Hyperparameters and parameters

Aside from the shared and action objects, hotvect algorithms also has access to hyperparameters and parameters when calculating features. hyperparameters is essentially a JSON file to which you can write any parameters you want to use in the algorithm. However, importantly, it cannot be very large, and it stays the same for the lifetime of the algorithm version.
parameters on the other hand is some arbitrary binary data that you can store against a name. Unlike hyperparameters, it can be any data, it can be large, and it’s meant to be updated regularly (e.g. via a daily or hourly batch job).
The most obvious use case for parameters is to store the model parameters of a machine learning algorithm. However, you can also use it to store other information, like a lookup table, or pre-calculated feature values.

Defining the transformations

Ultimately, hotvect takes the shared object and a list of action (and whatever object that was derived from hyperparameters and parameters) and transforms them into a form that can be sent to machine learning models, which are also managed by hotvect. It then re-ranks the list of action and returns the result.

Most ML algorithms accepts a type of dataframe as its input, and hence, hotvect also has an internal representation that is similar to a dataframe. However, unlike most dataframe implementation, it is row-oriented. This representation is called NamespaceRecord.

To define features, you declare the name of the feature (namespace), and the function that should be used to calculate the feature value from the shared and action objects.

The NamespaceRecord

NamespaceRecord is essentially a Map<Namespace, Object>, where the key is the name of the “column”, and the value is the feature value. A list of NamespaceRecords is very similar to a dataframe.

When you calculate features, it is important to be able to reuse calculations, as multiple features might depend on the same, expensive calculation.
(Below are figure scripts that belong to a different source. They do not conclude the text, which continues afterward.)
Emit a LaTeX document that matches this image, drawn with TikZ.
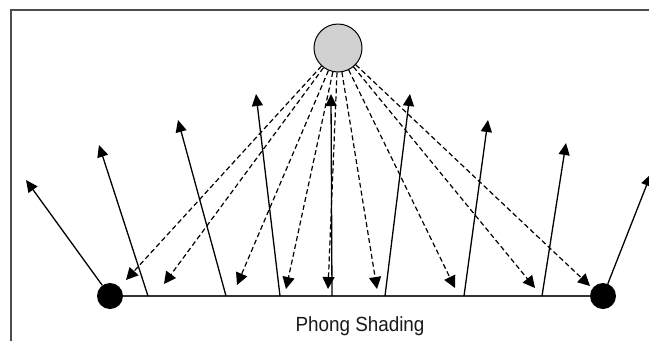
\documentclass[tikz,border=0pt]{standalone}
\usepackage{fontspec}
\setmainfont{Liberation Sans}
\newfontfamily\captionface[FakeStretch=0.92]{Liberation Sans}
\usetikzlibrary{arrows.meta}
\tikzset{
  frameline/.style={draw=black!70, line width=2pt},
  baseline/.style={draw=black!80, line width=1.7pt},
  normalarrow/.style={draw=black, line width=1.3pt, -{Triangle[length=12pt,width=11pt]}},
  lightray/.style={draw=black, line width=1.2pt, dash pattern=on 5pt off 3pt, -{Triangle[length=12pt,width=12pt]}},
  vertexdot/.style={circle, fill=black, minimum size=26pt, inner sep=0pt},
  lamp/.style={circle, draw=black, line width=1pt, fill=black!18, minimum size=48pt, inner sep=0pt}
}
\begin{document}
\begin{tikzpicture}[x=1pt,y=-1pt]
  \clip (0,0) rectangle (649,341);
  \useasboundingbox (0,0) rectangle (649,341);

  % open frame: top and left edges only
  \draw[frameline] (649,10) -- (11,10) -- (11,341);

  % light source and the two vertices
  \node[lamp] (lamp) at (338,48) {};
  \node[vertexdot] (dl) at (110,296) {};
  \node[vertexdot] (dr) at (603,296) {};

  % surface
  \draw[baseline] (dl) -- (dr);

  % feet of the interpolated normals
  \coordinate (f2) at (148,296);
  \coordinate (f3) at (226,296);
  \coordinate (f4) at (280,296);
  \coordinate (f5) at (332,296);
  \coordinate (f6) at (385,296);
  \coordinate (f7) at (464,296);
  \coordinate (f8) at (542,296);

  % normal tips
  \coordinate (n1) at (26,180);
  \coordinate (n2) at (99,145);
  \coordinate (n3) at (178,120);
  \coordinate (n4) at (256,94);
  \coordinate (n5) at (331,94);
  \coordinate (n6) at (410,94);
  \coordinate (n7) at (488,120);
  \coordinate (n8) at (566,143);
  \coordinate (n9) at (651,174);

  % light ray ends
  \coordinate (r1) at (126,280);
  \coordinate (r2) at (164,284);
  \coordinate (r3) at (237,285);
  \coordinate (r4) at (286,289);
  \coordinate (r5) at (328,289);
  \coordinate (r6) at (377,289);
  \coordinate (r7) at (455,288);
  \coordinate (r8) at (535,288);
  \coordinate (r9) at (590,286);

  % light rays
  \foreach \r in {r1,r2,r3,r4,r5,r6,r7,r8,r9}
    \draw[lightray] (lamp) -- (\r);

  % normals
  \draw[normalarrow] (dl) -- (n1);
  \draw[normalarrow] (f2) -- (n2);
  \draw[normalarrow] (f3) -- (n3);
  \draw[normalarrow] (f4) -- (n4);
  \draw[normalarrow] (f5) -- (n5);
  \draw[normalarrow] (f6) -- (n6);
  \draw[normalarrow] (f7) -- (n7);
  \draw[normalarrow] (f8) -- (n8);
  \draw[normalarrow] (dr) -- (n9);

  % caption
  \node[anchor=base, text=black!90, font=\captionface\fontsize{20.5}{24}\selectfont, inner sep=0pt] (cap) at (360,331) {Phong Shading};
\end{tikzpicture}
\end{document}
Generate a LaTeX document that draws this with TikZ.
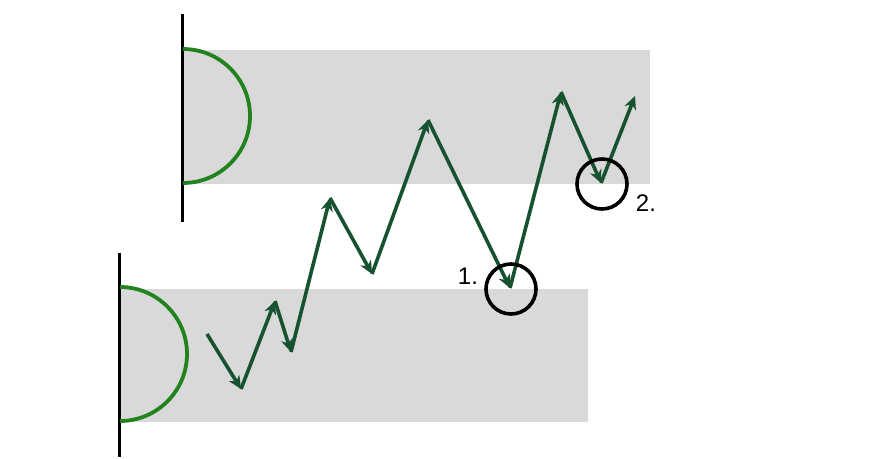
\documentclass[tikz,border=0pt]{standalone}
\usepackage{fontspec}
\setmainfont{Liberation Sans}
\usetikzlibrary{arrows.meta}
\definecolor{zonegray}{RGB}{217,217,217}
\definecolor{pathgreen}{RGB}{22,82,48}
\definecolor{arcgreen}{RGB}{34,130,30}
\tikzset{
  zone/.style={fill=zonegray, draw=none},
  wall/.style={draw=black, line width=3pt},
  halfdisc/.style={draw=arcgreen, line width=3.8pt},
  move/.style={draw=pathgreen, line width=3.6pt, -{Stealth[length=13pt,width=12pt,inset=4pt]}},
  marker/.style={draw=black, line width=3.6pt, circle, minimum size=50pt, inner sep=0pt},
  lbl/.style={font=\fontsize{24}{26}\selectfont, text=black, inner sep=0pt}
}
\begin{document}
\begin{tikzpicture}[x=1pt,y=-1pt]
\useasboundingbox (0,0) rectangle (870,458);
% zones
\fill[zone] (182,50) rectangle (650,184);
\fill[zone] (120,289) rectangle (588,422);
% walls
\draw[wall] (182,14) -- (182,222);
\draw[wall] (119,253) -- (119,457);
% half circles
\draw[halfdisc] (183,49) arc[start angle=-90, end angle=90, radius=67];
\draw[halfdisc] (120,287) arc[start angle=-90, end angle=90, radius=67];
% path points
\coordinate (p0) at (207,334);
\coordinate (p1) at (241,389);
\coordinate (p2) at (275,301);
\coordinate (p3) at (291,352);
\coordinate (p4) at (330,198);
\coordinate (p5) at (372,274);
\coordinate (p6) at (428,120);
\coordinate (p7) at (510,288);
\coordinate (p8) at (561,92);
\coordinate (p9) at (601,183);
\coordinate (p10) at (635,96);
\draw[move] (p0) -- (p1);
\draw[move] (p1) -- (p2);
\draw[move] (p2) -- (p3);
\draw[move] (p3) -- (p4);
\draw[move] (p4) -- (p5);
\draw[move] (p5) -- (p6);
\draw[move] (p6) -- (p7);
\draw[move] (p7) -- (p8);
\draw[move] (p8) -- (p9);
\draw[move] (p9) -- (p10);
% markers
\node[marker] (c1) at (511,289) {};
\node[marker] (c2) at (602,184) {};
\node[lbl] (l1) at (468,276) {1.};
\node[lbl] (l2) at (646,203) {2.};
\end{tikzpicture}
\end{document}
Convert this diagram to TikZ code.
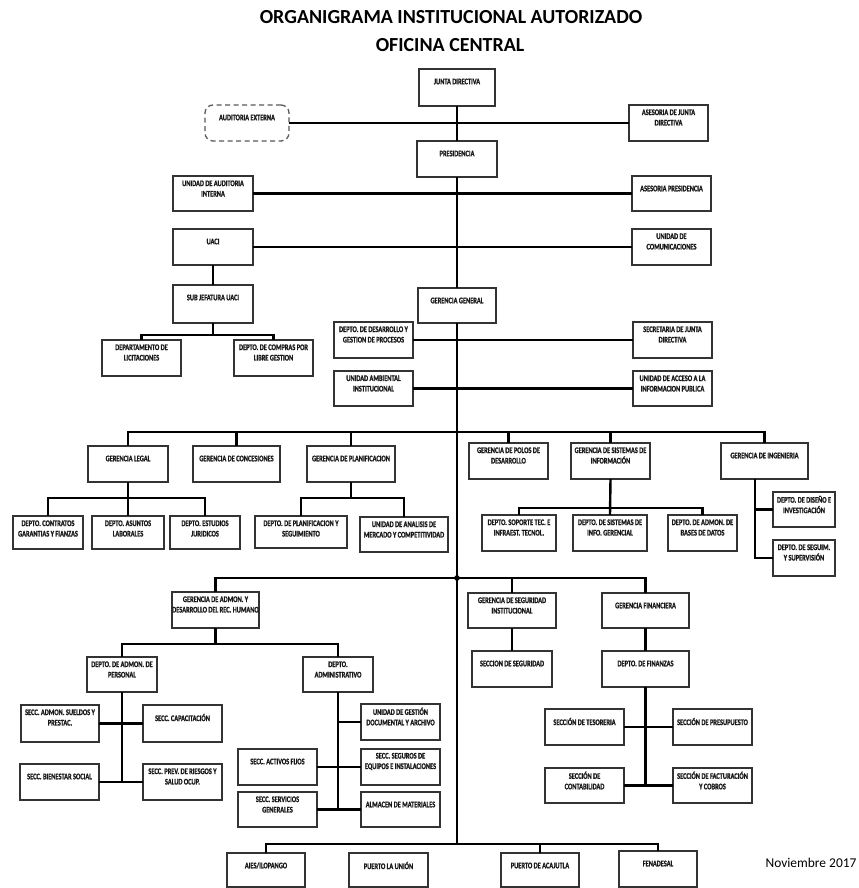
\documentclass[tikz,border=0pt]{standalone}
\usepackage{fontspec}
\setmainfont{Carlito}
\newfontfamily\boxfont[FakeStretch=0.75, FakeBold=1.3]{Carlito}
\tikzset{
  obox/.style={draw=black!80, line width=1.1bp, fill=white, inner sep=0pt, outer sep=0pt},
  otext/.style={font=\boxfont\bfseries\fontsize{8.5}{10.5}\selectfont, align=center, inner sep=0pt, text=black!90},
  conn/.style={line width=2.4bp, black},
  dashbox/.style={draw=black!65, line width=1.3bp, dash pattern=on 5bp off 3.5bp, rounded corners=8bp, fill=white, inner sep=0pt, outer sep=0pt},
}
\newcommand\ob[7][]{%
  \node[obox,#1, minimum width={(#5-#3)*1bp}, minimum height={(#6-#4)*1bp}] (#2) at ({(#3+#5)/2},{(#4+#6)/2}) {};
  \node[otext] (#2-t) at ([yshift=-12.5bp]#2.north) {#7};
}
\begin{document}
\begin{tikzpicture}[x=1bp,y=-1bp]
\useasboundingbox (0,0) rectangle (859,888);
\fill[white] (0,0) rectangle (859,888);
% title
\node[font=\bfseries\fontsize{20}{23}\selectfont] (title1) at (451,17) {ORGANIGRAMA INSTITUCIONAL AUTORIZADO};
\node[font=\bfseries\fontsize{20}{23}\selectfont] (title2) at (450,45) {OFICINA CENTRAL};
\node[font=\fontsize{13.5}{16}\selectfont] (fecha) at (811,863) {Noviembre 2017};

% top level
\ob{junta}{419}{69}{495}{106}{JUNTA DIRECTIVA}
\ob[dashbox]{audext}{205}{105}{289}{141}{AUDITORIA EXTERNA}
\ob{asjd}{629}{105}{708}{141}{ASESORIA DE JUNTA\\DIRECTIVA}
\ob{pres}{417}{141}{497}{177}{PRESIDENCIA}
\ob{uai}{173}{176}{253}{211}{UNIDAD DE AUDITORIA\\INTERNA}
\ob{aspres}{632}{176}{711}{211}{ASESORIA PRESIDENCIA}
\ob{uaci}{173}{229}{253}{265}{UACI}
\ob{comu}{632}{229}{711}{265}{UNIDAD DE\\COMUNICACIONES}
\ob{subuaci}{173}{285}{253}{323}{SUB JEFATURA UACI}
\ob{lic}{102}{340}{181}{376}{DEPARTAMENTO DE\\LICITACIONES}
\ob{compras}{234}{340}{313}{376}{DEPTO. DE COMPRAS POR\\LIBRE GESTION}
\ob{gg}{418}{288}{496}{323}{GERENCIA GENERAL}
\ob{desa}{334}{322}{413}{358}{DEPTO. DE DESARROLLO Y\\GESTION DE PROCESOS}
\ob{secjd}{633}{322}{712}{358}{SECRETARIA DE JUNTA\\DIRECTIVA}
\ob{amb}{334}{371}{413}{406}{UNIDAD AMBIENTAL\\INSTITUCIONAL}
\ob{acceso}{633}{371}{712}{406}{UNIDAD DE ACCESO A LA\\INFORMACION PUBLICA}

% gerencias row
\ob{glegal}{88}{446}{168}{482}{GERENCIA LEGAL}
\ob{gconc}{193}{446}{280}{482}{GERENCIA DE CONCESIONES}
\ob{gplan}{307}{446}{395}{482}{GERENCIA DE PLANIFICACION}
\ob{gpolos}{469}{443}{548}{479}{GERENCIA DE POLOS DE\\DESARROLLO}
\ob{gsis}{571}{443}{650}{479}{GERENCIA DE SISTEMAS DE\\INFORMACIÓN}
\ob{ging}{721}{443}{808}{479}{GERENCIA DE INGENIERIA}
\ob{ca}{13}{516}{83}{549}{DEPTO. CONTRATOS\\GARANTIAS Y FIANZAS}
\ob{cb}{92}{516}{164}{549}{DEPTO. ASUNTOS\\LABORALES}
\ob{cc}{170}{516}{240}{549}{DEPTO. ESTUDIOS\\JURIDICOS}
\ob{pa}{255}{516}{347}{548}{DEPTO. DE PLANIFICACION Y\\SEGUIMIENTO}
\ob{pb}{360}{517}{448}{552}{UNIDAD DE ANALISIS DE\\MERCADO Y COMPETITIVIDAD}
\ob{sa}{482}{515}{556}{551}{DEPTO. SOPORTE TEC. E\\INFRAEST. TECNOL.}
\ob{sb}{573}{515}{647}{551}{DEPTO. DE SISTEMAS DE\\INFO. GERENCIAL}
\ob{sc}{668}{515}{737}{551}{DEPTO. DE ADMON. DE\\BASES DE DATOS}
\ob{dis}{773}{492}{835}{527}{DEPTO. DE DISEÑO E\\INVESTIGACIÓN}
\ob{seg}{773}{540}{835}{576}{DEPTO. DE SEGUIM.\\Y SUPERVISIÓN}

% second row
\ob{gadmon}{172}{592}{259}{628}{GERENCIA DE ADMON. Y\\DESARROLLO DEL REC. HUMANO}
\ob{gseg}{468}{593}{556}{628}{GERENCIA DE SEGURIDAD\\INSTITUCIONAL}
\ob{gfin}{602}{593}{689}{628}{GERENCIA FINANCIERA}
\ob{secseg}{472}{651}{552}{687}{SECCION DE SEGURIDAD}
\ob{finanzas}{602}{651}{689}{687}{DEPTO. DE FINANZAS}
\ob{tes}{545}{709}{624}{745}{SECCIÓN DE TESORERIA}
\ob{presu}{673}{709}{752}{745}{SECCIÓN DE PRESUPUESTO}
\ob{cont}{545}{768}{624}{803}{SECCIÓN DE\\CONTABILIDAD}
\ob{fact}{673}{768}{752}{803}{SECCIÓN DE FACTURACIÓN\\Y COBROS}
\ob{dper}{87}{657}{157}{692}{DEPTO. DE ADMON. DE\\PERSONAL}
\ob{dadm}{303}{657}{373}{692}{DEPTO.\\ADMINISTRATIVO}
\ob{sueldos}{21}{705}{99}{742}{SECC. ADMON. SUELDOS Y\\PRESTAC.}
\ob{capac}{143}{705}{222}{742}{SECC. CAPACITACIÓN}
\ob{bienestar}{20}{764}{99}{800}{SECC. BIENESTAR SOCIAL}
\ob{prev}{143}{764}{222}{800}{SECC. PREV. DE RIESGOS Y\\SALUD OCUP.}
\ob{gestdoc}{361}{704}{440}{740}{UNIDAD DE GESTIÓN\\DOCUMENTAL Y ARCHIVO}
\ob{activos}{238}{749}{317}{785}{SECC. ACTIVOS FIJOS}
\ob{seguros}{361}{749}{440}{785}{SECC. SEGUROS DE\\EQUIPOS E INSTALACIONES}
\ob{servicios}{238}{792}{317}{827}{SECC. SERVICIOS\\GENERALES}
\ob{almacen}{361}{792}{440}{827}{ALMACEN DE MATERIALES}

% bottom row
\ob{aies}{227}{853}{305}{887}{AIES/ILOPANGO}
\ob{union}{349}{853}{428}{887}{PUERTO LA UNIÓN}
\ob{acajutla}{501}{853}{579}{887}{PUERTO DE ACAJUTLA}
\ob{fena}{619}{851}{697}{887}{FENADESAL}

% coordinates
\coordinate (ubar) at (213,335);
\coordinate (gbar) at (457,432);
\coordinate (lbar) at (128,498);
\coordinate (pbar) at (351,498);
\coordinate (sbar) at (610.5,508);
\coordinate (ingtop) at (755,479);
\coordinate (mbar) at (457,578);
\coordinate (abar) at (215.5,644);
\coordinate (bbar) at (457,844);

% connectors
\draw[conn] (junta.south) -- (pres.north);
\draw[conn] (pres.south) -- (gg.north);
\draw[conn] (gg.south) -- (bbar);
\draw[conn] (audext.east) -- (asjd.west);
\draw[conn] (uai.east) -- (aspres.west);
\draw[conn] (uaci.east) -- (comu.west);
\draw[conn] (uaci.south) -- (subuaci.north);
\draw[conn] (subuaci.south) -- (ubar);
\draw[conn] (lic.north) |- (ubar) -| (compras.north);
\draw[conn] (desa.east) -- (secjd.west);
\draw[conn] (amb.east) -- (acceso.west);

\draw[conn] (glegal.north) |- (gbar) -| (ging.north);
\draw[conn] (gconc.north) -- (gconc.north |- gbar);
\draw[conn] (gplan.north) -- (gplan.north |- gbar);
\draw[conn] (gpolos.north) -- (gpolos.north |- gbar);
\draw[conn] (gsis.north) -- (gsis.north |- gbar);

\draw[conn] (glegal.south) -- (cb.north);
\draw[conn] (ca.north) |- (lbar) -| (cc.north);
\draw[conn] (gplan.south) -- (pbar);
\draw[conn] (pa.north) |- (pbar) -| (pb.north);
\draw[conn] (gsis.south) -- (sb.north);
\draw[conn] (sa.north) |- (sbar) -| (sc.north);
\draw[conn] (ingtop) |- (seg.west);
\draw[conn] (ingtop |- dis.west) -- (dis.west);

\draw[conn] (gadmon.north) |- (mbar) -| (gfin.north);
\draw[conn] (gseg.north) -- (gseg.north |- mbar);
\fill (mbar) circle (2.8bp);
\draw[conn] (gseg.south) -- (secseg.north);
\draw[conn] (gfin.south) -- (finanzas.north);
\draw[conn] (finanzas.south) -- (finanzas.south |- cont.east);
\draw[conn] (tes.east) -- (presu.west);
\draw[conn] (cont.east) -- (fact.west);

\draw[conn] (gadmon.south) -- (abar);
\draw[conn] (dper.north) |- (abar) -| (dadm.north);
\draw[conn] (dper.south) -- (dper.south |- bienestar.east);
\draw[conn] (sueldos.east) -- (capac.west);
\draw[conn] (bienestar.east) -- (prev.west);
\draw[conn] (dadm.south) -- (dadm.south |- servicios.east);
\draw[conn] (gestdoc.west -| dadm.south) -- (gestdoc.west);
\draw[conn] (activos.east) -- (seguros.west);
\draw[conn] (servicios.east) -- (almacen.west);

\draw[conn] (aies.north) |- (bbar) -| (fena.north);
\draw[conn] (acajutla.north) -- (acajutla.north |- bbar);
\end{tikzpicture}
\end{document}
For example, you might want to calculate “the number of followers of a user from country X”, and then use that value in multiple features. To enable this, NamespaceRecord accepts any value type. I.e. you can store any Java object as a value, and reuse it (just like you might do with a dataframe).

However, not all Java objects can be sent to the ML algorithm as features. Exactly what type is supported depends on the ML algorithm, but for example, the CatBoost integration supports the following types:

 - Categorical (String)
 - Numerical (Double)
 - Text (Array of String)
 - Embedding (Array of Double)

To support this dual use (one for “caching” arbitrary calculation, and one for sending actual ML feature value), there are two types of Namespace. The “regular” Namespace, and the FeatureNamespace which is a subclass of Namespace. Only columns of type FeatureNamespace can be used as ML features, and you must declare what type of feature it holds (categorical, numerical, text etc.). Consequently, a single FeatureNamespace can only hold one type of feature value.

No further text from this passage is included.